A jornalista Marina Valente ressaltou que, mesmo com a dificuldade de se fazer comunicação de resistência, muitos veículos vêm surgindo pelo Brasil. “Apesar de não ter a estrutura e o investimento necessários, a comunicação que dialoga com a classe trabalhadora vem acontecendo mesmo assim. É realmente uma resistência diária”, afirma Nina, que faz parte da equipe da Metamorfose Comunicação e é apresentadora do programa Democracia no Ar, da Rádio Atitude Popular.
Como existem esforços tanto de mídia sindicais quanto de movimentos populares no Brasil inteiro, ela considera excelente haver um espaço como a Teia que aglutine essas diferentes ferramentas de comunicação. “A Teia faz um excelente trabalho de redistribuição, de nos colocar em contato com outros comunicadores e promover esse diálogo entre nós”.
Essa é também a opinião da jornalista Tatiana Lima, colaboradora do NPC e professora da Universidade Federal Rural do Rio de Janeiro (UFRRJ). “O objetivo da Teia é, como diz o nome, funcionar como uma rede, fazer o sul saber o que se passa no norte, o centro-oeste conhecer melhor o nordeste etc.
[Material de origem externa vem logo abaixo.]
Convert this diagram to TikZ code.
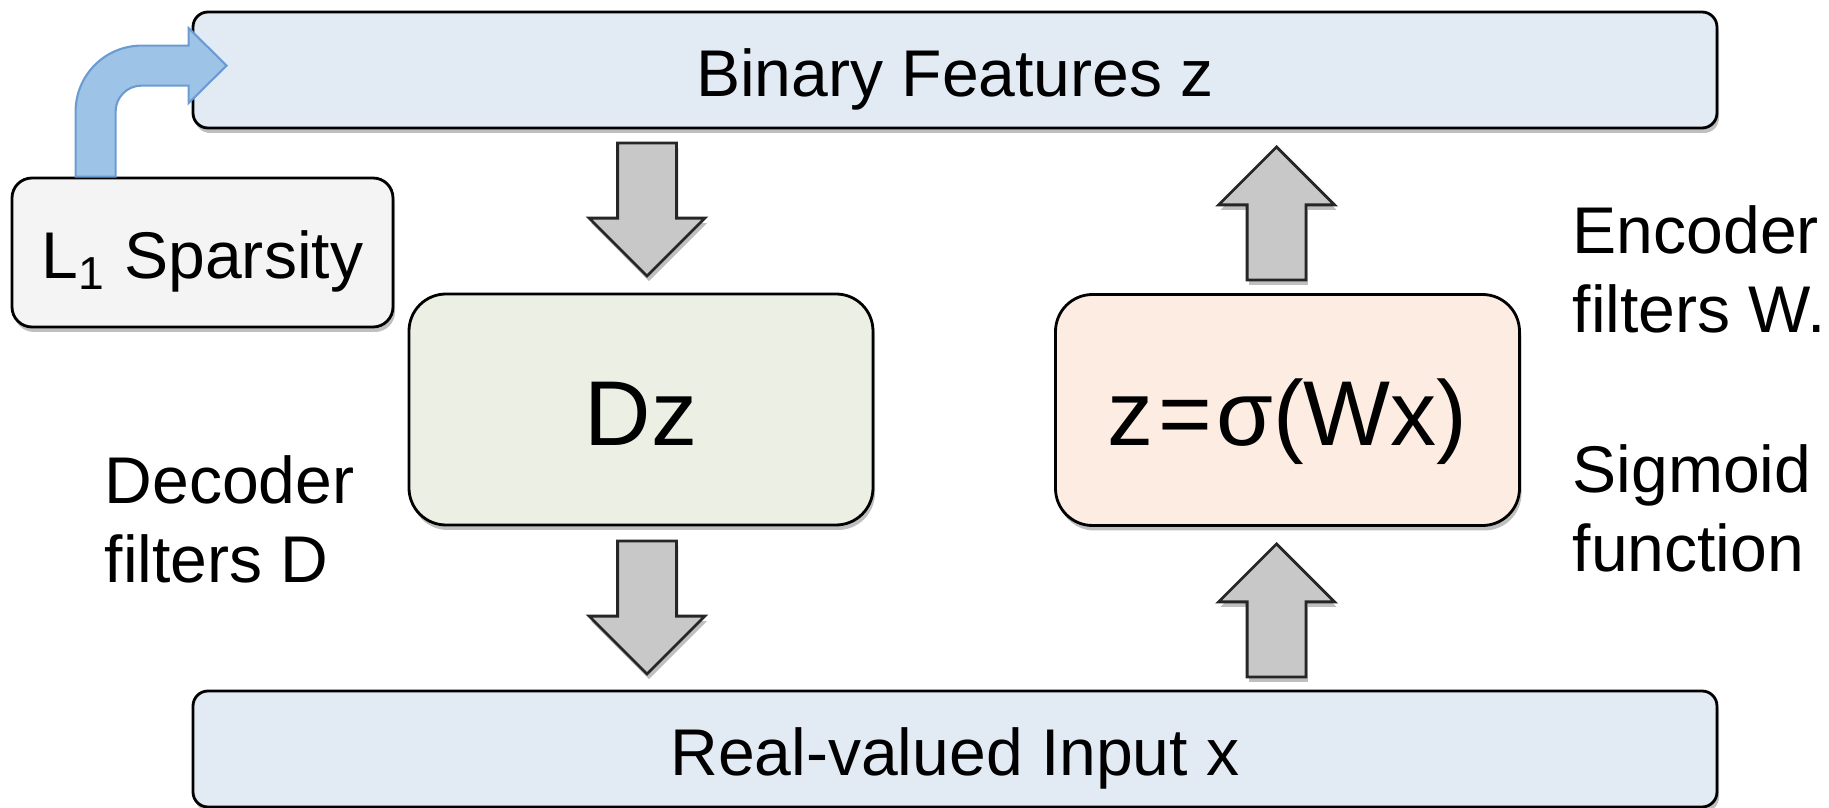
\documentclass[tikz,border=0pt]{standalone}
\usepackage{fontspec}
\setmainfont{Liberation Sans}
\usepackage{xcolor}
\usetikzlibrary{
		calc,
		positioning,
		shapes.arrows,
		shadows
	}
\definecolor{featblue}{RGB}{226,234,244}
\definecolor{decgreen}{RGB}{236,240,228}
\definecolor{encpeach}{RGB}{253,236,225}
\definecolor{sparsegray}{RGB}{244,244,244}
\definecolor{arrowgray}{RGB}{200,200,200}
\definecolor{bendfill}{RGB}{157,195,230}
\definecolor{benddraw}{RGB}{108,155,210}
\tikzset{
		>=stealth,
		softshadow/.style={drop shadow={shadow xshift=0.02cm, shadow yshift=-0.05cm, opacity=0.25, fill=black}},
		layerbar/.style={draw, line width=0.8pt, rounded corners=0.15cm, fill=featblue,
			minimum width=15.24cm, minimum height=1.16cm, inner sep=0pt,
			text height=0.54cm, text depth=0cm, font=\fontsize{18.8}{22.6}\selectfont, softshadow},
		mapbox/.style={draw, line width=0.8pt, rounded corners=0.37cm,
			minimum width=4.64cm, minimum height=2.31cm, inner sep=0pt,
			text height=0.72cm, text depth=0cm, font=\fontsize{26.2}{30}\selectfont, softshadow},
		sidelabel/.style={align=left, inner sep=0pt, anchor=base west, font=\fontsize{18.8}{22.7}\selectfont},
		blockarrow/.style={single arrow, draw=black!85, line width=0.8pt, fill=arrowgray,
			inner xsep=0pt, inner ysep=0.28cm, anchor=tip,
			minimum width=1.13cm, minimum height=1.33cm, single arrow head extend=0.285cm, softshadow}
	}

\begin{document}
\begin{tikzpicture}
          \useasboundingbox (0,0) rectangle (18.29,8.08);

          \node[layerbar] (feat) at (9.55,7.38) {Binary Features z};
          \node[layerbar] (input) at (9.55,0.59) {Real-valued Input x};

          \node[draw, line width=0.8pt, rounded corners=0.2cm, fill=sparsegray,
            minimum width=3.81cm, minimum height=1.49cm, inner sep=0pt,
            text height=0.53cm, text depth=0cm, font=\fontsize{18.8}{22.6}\selectfont,
            softshadow] (sparse) at (2.025,5.555) {L\textsubscript{1} Sparsity};

          \node[mapbox, fill=decgreen] (dec) at (6.41,3.985) {Dz};
          \node[mapbox, fill=encpeach] (enc) at (12.875,3.98) {z\kern0.05em=\kern0.05emσ(Wx)};

          % block arrows, placed by their tips
          \node[blockarrow, rotate=-90] (decin) at (6.47,5.30) {};
          \node[blockarrow, rotate=-90] (decout) at (6.47,1.32) {};
          \node[blockarrow, rotate=90] (encout) at (12.765,6.63) {};
          \node[blockarrow, rotate=90] (encin) at (12.765,2.66) {};

          % bent arrow from the sparsity box into the features bar
          \draw[draw=benddraw, fill=bendfill, line width=0.6pt]
            ([xshift=0.65cm]sparse.north west) -- ++(0,0.65)
            arc[start angle=180, end angle=90, radius=0.66]
            -- ++(0.47,0) -- ++(0,0.175) -- ++(0.38,-0.375) -- ++(-0.38,-0.375)
            -- ++(0,0.175) -- ++(-0.47,0)
            arc[start angle=90, end angle=180, radius=0.26] -- ++(0,-0.65) -- cycle;

          % base anchor sits on the last line
          \node[sidelabel] (declbl) at (1.04,2.25) {Decoder\\filters D};
          \node[sidelabel] (enclbl) at (15.72,4.75) {Encoder\\filters W.};
          \node[sidelabel] (siglbl) at (15.72,2.36) {Sigmoid\\function};

          \end{tikzpicture}
\end{document}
É procurar sempre dar visibilidade ao que não aparece nos jornais impressos nem nas telas dos computadores e celulares”. Segundo a jornalista, para que se fortaleça, é necessário que esse projeto seja apropriado por todos os coletivos e organizações que produzem e valorizam esse tipo de conteúdo.
A TEIA E OS SINDICATOS
Trabalhadores e trabalhadoras do Brasil passam por um momento difícil. Seus direitos vêm sendo cada vez mais atacados com propostas como, por exemplo, a da reforma da previdência, apresentada pelo atual governo. Ana Palmira, diretora de comunicação do Sindicato Nacional dos Auditores Fiscais do Trabalho (Sinait), lembra que a comunicação comprometida com os interesses dos trabalhadores é fundamental para lutar contra ataques como esse. Daí a importância de os sindicatos se somarem à Teia. “Penso que a Teia pode ser um importante agente difusor de informações esclarecedoras sobre o que vem acontecendo. Pode, por exemplo, contra-atacar as ‘falsas verdades’ que estão sendo repetidas à exaustão como forma de justificar a reforma”, afirma.
Para que essa aproximação ocorra, Eudes Xavier, ex-deputado federal pelo PT do Ceará e de trajetória sindicalista, sugere que a Teia deve se articular com as centrais sindicais de esquerda e com as áreas de comunicação de diversos sindicatos. Outras sugestões são dar cursos e oficinas para comunicadores e militantes, e criar coletivos regionais de debate e ações de fortalecimento da Teia.
DESAFIOS
Um dos principais desafios da Teia é ampliar o número de experiências envolvidas com a proposta. Nesse sentido, as tecnologias de informação e comunicação têm sido importantes aliadas. “Essa batalha está em curso, e precisamos nos aperfeiçoar e utilizar de modo decisivo essas tecnologias. A Teia não pode abrir mão dessas ferramentas, pois são elas as nossas aliadas da comunicação popular. É um passo importante que a Teia está dando”, avalia o jornalista Gustavo Barreto.
No entanto, como reconhece Emilio Azevedo, investir apenas nessa forma de comunicação não é suficiente. “Apesar de toda a modernidade na comunicação via internet, existe muita gente isolada, com suas pautas silenciadas”, diz. Ele também reconhece que uma fragilidade é o fato de o Brasil ser um país de dimensões continentais, com grandes diferenças regionais, onde as experiências de comunicação alternativas e populares enfrentam uma realidade bem difícil. “Por um lado, essas experiências lidam com uma pauta árida, marcada pela violência, fruto dos graves problemas sociais e políticos do Brasil. Por outro, essas mesmas experiências encontram dificuldade até mesmo para sobreviver, para existir, para se manter. O Brasil vive um momento bem difícil de sua história. Diante de tudo que vem acontecendo, talvez o maior desafio seja não desistir”, avalia Azevedo.
“Como a palavra desistir não existe no meu vocabulário, considero que o maior desafio é ampliar a capacidade de comunicação entre os membros da Teia, em um país do tamanho do Brasil, como diz Emilio. Mas as novas tecnologias estão aí para isso mesmo. Vamos fazer os encontros presenciais que forem possíveis por regiões, e trabalhar juntos pelo mundo virtual”, desafia Claudia.
Nos próximos meses, ela participa de reuniões de articulação da Teia. Em abril será em São Paulo e, em maio, em Fortaleza e Macapá.